• WORK TO COMPLETE:
Starting at the first line of the listing below, repeat each line exactly until the line containing "82, null, null, null];", which you include. Leave out pictures.

* START SOURCE DATA *

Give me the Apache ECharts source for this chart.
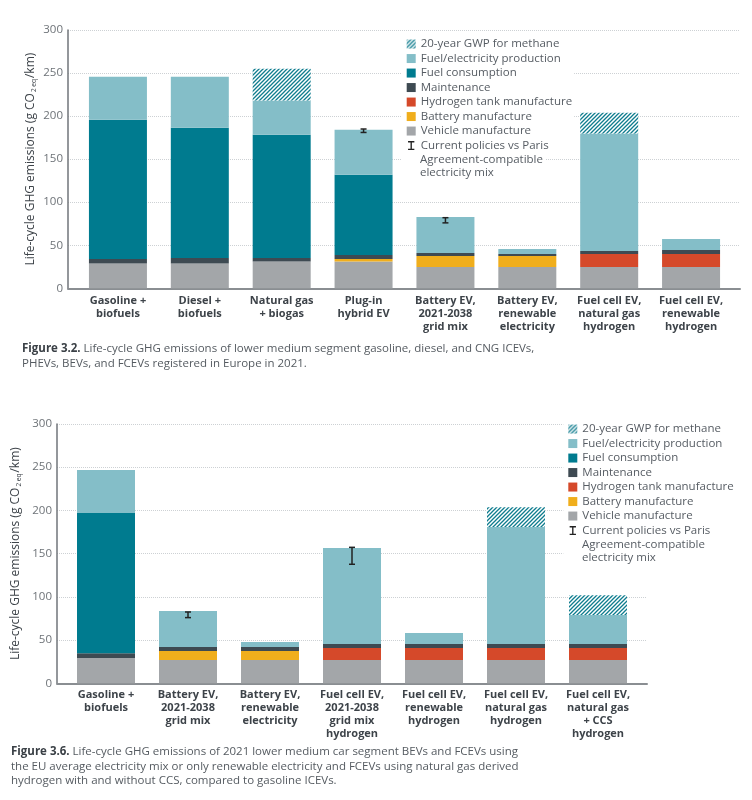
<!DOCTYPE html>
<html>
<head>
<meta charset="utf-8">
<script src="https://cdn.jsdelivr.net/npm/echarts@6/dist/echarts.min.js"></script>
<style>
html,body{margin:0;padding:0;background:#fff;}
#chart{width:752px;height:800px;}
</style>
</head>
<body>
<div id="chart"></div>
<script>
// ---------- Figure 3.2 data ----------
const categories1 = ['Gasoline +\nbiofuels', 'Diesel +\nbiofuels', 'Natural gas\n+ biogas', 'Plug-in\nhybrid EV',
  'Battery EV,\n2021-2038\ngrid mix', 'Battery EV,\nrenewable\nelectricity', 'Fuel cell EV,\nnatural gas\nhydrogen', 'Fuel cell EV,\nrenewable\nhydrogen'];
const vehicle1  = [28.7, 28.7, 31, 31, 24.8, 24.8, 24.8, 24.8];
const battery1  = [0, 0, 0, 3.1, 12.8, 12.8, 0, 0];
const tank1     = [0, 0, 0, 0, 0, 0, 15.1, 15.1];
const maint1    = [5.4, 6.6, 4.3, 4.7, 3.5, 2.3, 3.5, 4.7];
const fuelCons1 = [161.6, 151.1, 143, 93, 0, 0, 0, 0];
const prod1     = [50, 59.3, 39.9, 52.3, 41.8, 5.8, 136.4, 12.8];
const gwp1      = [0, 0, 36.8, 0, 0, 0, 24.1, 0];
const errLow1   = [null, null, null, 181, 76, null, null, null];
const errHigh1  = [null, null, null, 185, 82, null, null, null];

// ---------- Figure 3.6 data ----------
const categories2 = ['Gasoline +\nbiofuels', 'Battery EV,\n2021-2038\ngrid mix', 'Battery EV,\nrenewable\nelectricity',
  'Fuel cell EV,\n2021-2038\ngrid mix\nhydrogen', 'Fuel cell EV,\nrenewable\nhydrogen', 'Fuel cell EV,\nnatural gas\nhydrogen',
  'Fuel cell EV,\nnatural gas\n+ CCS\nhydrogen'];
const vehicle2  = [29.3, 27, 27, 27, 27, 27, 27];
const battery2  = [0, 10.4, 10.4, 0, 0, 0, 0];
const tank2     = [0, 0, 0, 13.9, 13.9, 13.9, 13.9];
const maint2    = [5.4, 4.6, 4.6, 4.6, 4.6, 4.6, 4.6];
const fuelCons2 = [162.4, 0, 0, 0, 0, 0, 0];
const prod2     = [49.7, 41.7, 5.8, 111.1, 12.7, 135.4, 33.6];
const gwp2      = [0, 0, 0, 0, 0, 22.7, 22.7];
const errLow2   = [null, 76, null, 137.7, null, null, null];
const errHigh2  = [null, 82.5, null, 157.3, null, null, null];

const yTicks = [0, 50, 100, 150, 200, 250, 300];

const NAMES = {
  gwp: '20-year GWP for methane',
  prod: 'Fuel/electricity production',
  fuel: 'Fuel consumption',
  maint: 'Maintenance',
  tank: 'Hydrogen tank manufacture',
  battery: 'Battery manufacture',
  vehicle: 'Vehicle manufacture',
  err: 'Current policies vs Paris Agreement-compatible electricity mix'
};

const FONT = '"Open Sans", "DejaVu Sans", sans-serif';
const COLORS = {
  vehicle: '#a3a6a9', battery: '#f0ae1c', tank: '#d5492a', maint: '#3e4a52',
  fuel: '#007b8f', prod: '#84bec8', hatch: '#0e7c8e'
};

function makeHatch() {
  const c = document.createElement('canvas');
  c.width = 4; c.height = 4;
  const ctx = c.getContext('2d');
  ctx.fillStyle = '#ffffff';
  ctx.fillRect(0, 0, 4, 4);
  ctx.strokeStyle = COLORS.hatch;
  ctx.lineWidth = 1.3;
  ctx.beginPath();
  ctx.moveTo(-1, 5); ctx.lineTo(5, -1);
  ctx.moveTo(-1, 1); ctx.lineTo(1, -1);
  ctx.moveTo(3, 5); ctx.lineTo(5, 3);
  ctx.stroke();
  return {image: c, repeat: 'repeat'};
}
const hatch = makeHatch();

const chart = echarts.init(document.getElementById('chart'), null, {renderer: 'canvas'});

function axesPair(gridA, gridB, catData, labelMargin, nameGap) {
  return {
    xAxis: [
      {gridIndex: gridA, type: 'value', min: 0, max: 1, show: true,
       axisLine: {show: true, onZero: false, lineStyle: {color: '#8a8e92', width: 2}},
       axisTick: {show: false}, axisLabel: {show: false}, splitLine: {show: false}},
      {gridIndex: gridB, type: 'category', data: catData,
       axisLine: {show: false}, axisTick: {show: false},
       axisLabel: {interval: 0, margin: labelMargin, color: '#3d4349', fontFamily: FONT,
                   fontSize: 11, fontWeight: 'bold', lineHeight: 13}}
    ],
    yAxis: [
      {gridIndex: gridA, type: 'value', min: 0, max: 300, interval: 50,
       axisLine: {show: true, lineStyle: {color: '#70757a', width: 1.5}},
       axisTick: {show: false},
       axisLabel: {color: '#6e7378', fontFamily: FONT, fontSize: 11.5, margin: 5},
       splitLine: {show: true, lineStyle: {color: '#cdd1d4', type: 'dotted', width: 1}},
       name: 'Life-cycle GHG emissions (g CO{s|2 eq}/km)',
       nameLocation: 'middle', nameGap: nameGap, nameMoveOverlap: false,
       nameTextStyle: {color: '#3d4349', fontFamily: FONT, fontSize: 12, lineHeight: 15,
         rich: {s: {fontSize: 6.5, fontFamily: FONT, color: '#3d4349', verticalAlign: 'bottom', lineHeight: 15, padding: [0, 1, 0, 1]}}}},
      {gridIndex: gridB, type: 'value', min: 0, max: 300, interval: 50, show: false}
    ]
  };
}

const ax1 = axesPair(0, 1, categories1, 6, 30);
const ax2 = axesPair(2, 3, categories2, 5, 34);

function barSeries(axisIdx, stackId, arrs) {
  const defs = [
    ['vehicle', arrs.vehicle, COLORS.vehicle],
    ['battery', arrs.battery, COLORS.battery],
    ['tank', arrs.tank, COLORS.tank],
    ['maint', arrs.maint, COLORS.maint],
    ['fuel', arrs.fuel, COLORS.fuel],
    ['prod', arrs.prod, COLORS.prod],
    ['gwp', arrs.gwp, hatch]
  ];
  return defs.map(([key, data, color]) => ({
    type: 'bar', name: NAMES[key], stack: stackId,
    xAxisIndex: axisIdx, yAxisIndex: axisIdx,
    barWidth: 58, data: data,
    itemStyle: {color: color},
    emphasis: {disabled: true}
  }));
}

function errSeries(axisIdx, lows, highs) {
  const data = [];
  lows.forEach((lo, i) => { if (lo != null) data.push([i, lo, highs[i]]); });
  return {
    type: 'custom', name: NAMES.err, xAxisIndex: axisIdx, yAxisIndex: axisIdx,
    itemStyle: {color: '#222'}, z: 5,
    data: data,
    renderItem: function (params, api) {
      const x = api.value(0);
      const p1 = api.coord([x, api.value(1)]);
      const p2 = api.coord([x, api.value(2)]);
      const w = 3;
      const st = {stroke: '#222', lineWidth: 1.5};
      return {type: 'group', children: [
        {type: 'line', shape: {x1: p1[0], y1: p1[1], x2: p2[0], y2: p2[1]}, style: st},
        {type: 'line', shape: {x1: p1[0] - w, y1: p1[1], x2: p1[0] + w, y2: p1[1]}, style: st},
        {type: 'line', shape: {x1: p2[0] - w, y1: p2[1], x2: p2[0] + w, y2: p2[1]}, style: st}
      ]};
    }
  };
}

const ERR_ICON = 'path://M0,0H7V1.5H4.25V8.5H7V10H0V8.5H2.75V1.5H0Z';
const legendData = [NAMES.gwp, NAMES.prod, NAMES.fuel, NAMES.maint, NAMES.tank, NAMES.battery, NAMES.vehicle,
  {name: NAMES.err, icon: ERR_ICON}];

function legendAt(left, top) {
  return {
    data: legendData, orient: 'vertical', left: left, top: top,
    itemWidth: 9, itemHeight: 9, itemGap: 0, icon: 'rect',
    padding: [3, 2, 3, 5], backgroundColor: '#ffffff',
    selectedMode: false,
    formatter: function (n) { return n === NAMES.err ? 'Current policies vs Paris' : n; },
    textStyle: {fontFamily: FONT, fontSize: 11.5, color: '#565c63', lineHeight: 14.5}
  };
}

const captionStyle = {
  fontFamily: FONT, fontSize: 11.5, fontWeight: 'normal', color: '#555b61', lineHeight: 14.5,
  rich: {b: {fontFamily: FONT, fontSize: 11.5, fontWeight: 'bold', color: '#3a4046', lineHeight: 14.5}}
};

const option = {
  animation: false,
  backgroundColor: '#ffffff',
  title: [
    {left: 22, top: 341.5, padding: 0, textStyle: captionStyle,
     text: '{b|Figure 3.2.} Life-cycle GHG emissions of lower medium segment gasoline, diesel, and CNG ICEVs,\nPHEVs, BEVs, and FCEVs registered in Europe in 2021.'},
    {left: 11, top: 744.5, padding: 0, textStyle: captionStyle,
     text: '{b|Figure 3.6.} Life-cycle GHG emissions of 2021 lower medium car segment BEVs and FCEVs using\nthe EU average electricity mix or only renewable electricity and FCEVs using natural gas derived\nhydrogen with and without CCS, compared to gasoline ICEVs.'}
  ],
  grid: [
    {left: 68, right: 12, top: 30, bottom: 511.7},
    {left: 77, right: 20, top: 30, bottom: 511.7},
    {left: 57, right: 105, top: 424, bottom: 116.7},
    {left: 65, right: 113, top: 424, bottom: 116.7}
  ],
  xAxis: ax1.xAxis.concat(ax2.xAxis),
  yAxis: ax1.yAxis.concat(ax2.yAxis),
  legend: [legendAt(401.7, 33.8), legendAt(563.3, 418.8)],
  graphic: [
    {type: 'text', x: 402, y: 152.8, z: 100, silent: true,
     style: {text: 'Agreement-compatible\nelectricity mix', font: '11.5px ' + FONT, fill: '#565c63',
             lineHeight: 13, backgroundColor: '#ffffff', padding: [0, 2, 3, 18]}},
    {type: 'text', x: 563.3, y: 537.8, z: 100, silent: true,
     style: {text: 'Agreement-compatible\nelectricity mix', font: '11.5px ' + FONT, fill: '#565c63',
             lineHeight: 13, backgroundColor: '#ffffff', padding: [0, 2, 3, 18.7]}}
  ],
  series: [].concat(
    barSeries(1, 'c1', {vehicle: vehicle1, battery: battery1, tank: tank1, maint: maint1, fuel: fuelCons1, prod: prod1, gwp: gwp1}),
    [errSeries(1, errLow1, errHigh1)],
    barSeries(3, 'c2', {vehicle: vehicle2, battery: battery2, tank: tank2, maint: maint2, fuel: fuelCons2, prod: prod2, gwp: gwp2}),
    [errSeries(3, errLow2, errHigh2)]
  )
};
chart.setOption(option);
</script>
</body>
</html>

* END SOURCE DATA *

• THE SOLUTION:
Give me the Apache ECharts source for this chart.
<!DOCTYPE html>
<html>
<head>
<meta charset="utf-8">
<script src="https://cdn.jsdelivr.net/npm/echarts@6/dist/echarts.min.js"></script>
<style>
html,body{margin:0;padding:0;background:#fff;}
#chart{width:752px;height:800px;}
</style>
</head>
<body>
<div id="chart"></div>
<script>
// ---------- Figure 3.2 data ----------
const categories1 = ['Gasoline +\nbiofuels', 'Diesel +\nbiofuels', 'Natural gas\n+ biogas', 'Plug-in\nhybrid EV',
  'Battery EV,\n2021-2038\ngrid mix', 'Battery EV,\nrenewable\nelectricity', 'Fuel cell EV,\nnatural gas\nhydrogen', 'Fuel cell EV,\nrenewable\nhydrogen'];
const vehicle1  = [28.7, 28.7, 31, 31, 24.8, 24.8, 24.8, 24.8];
const battery1  = [0, 0, 0, 3.1, 12.8, 12.8, 0, 0];
const tank1     = [0, 0, 0, 0, 0, 0, 15.1, 15.1];
const maint1    = [5.4, 6.6, 4.3, 4.7, 3.5, 2.3, 3.5, 4.7];
const fuelCons1 = [161.6, 151.1, 143, 93, 0, 0, 0, 0];
const prod1     = [50, 59.3, 39.9, 52.3, 41.8, 5.8, 136.4, 12.8];
const gwp1      = [0, 0, 36.8, 0, 0, 0, 24.1, 0];
const errLow1   = [null, null, null, 181, 76, null, null, null];
const errHigh1  = [null, null, null, 185, 82, null, null, null];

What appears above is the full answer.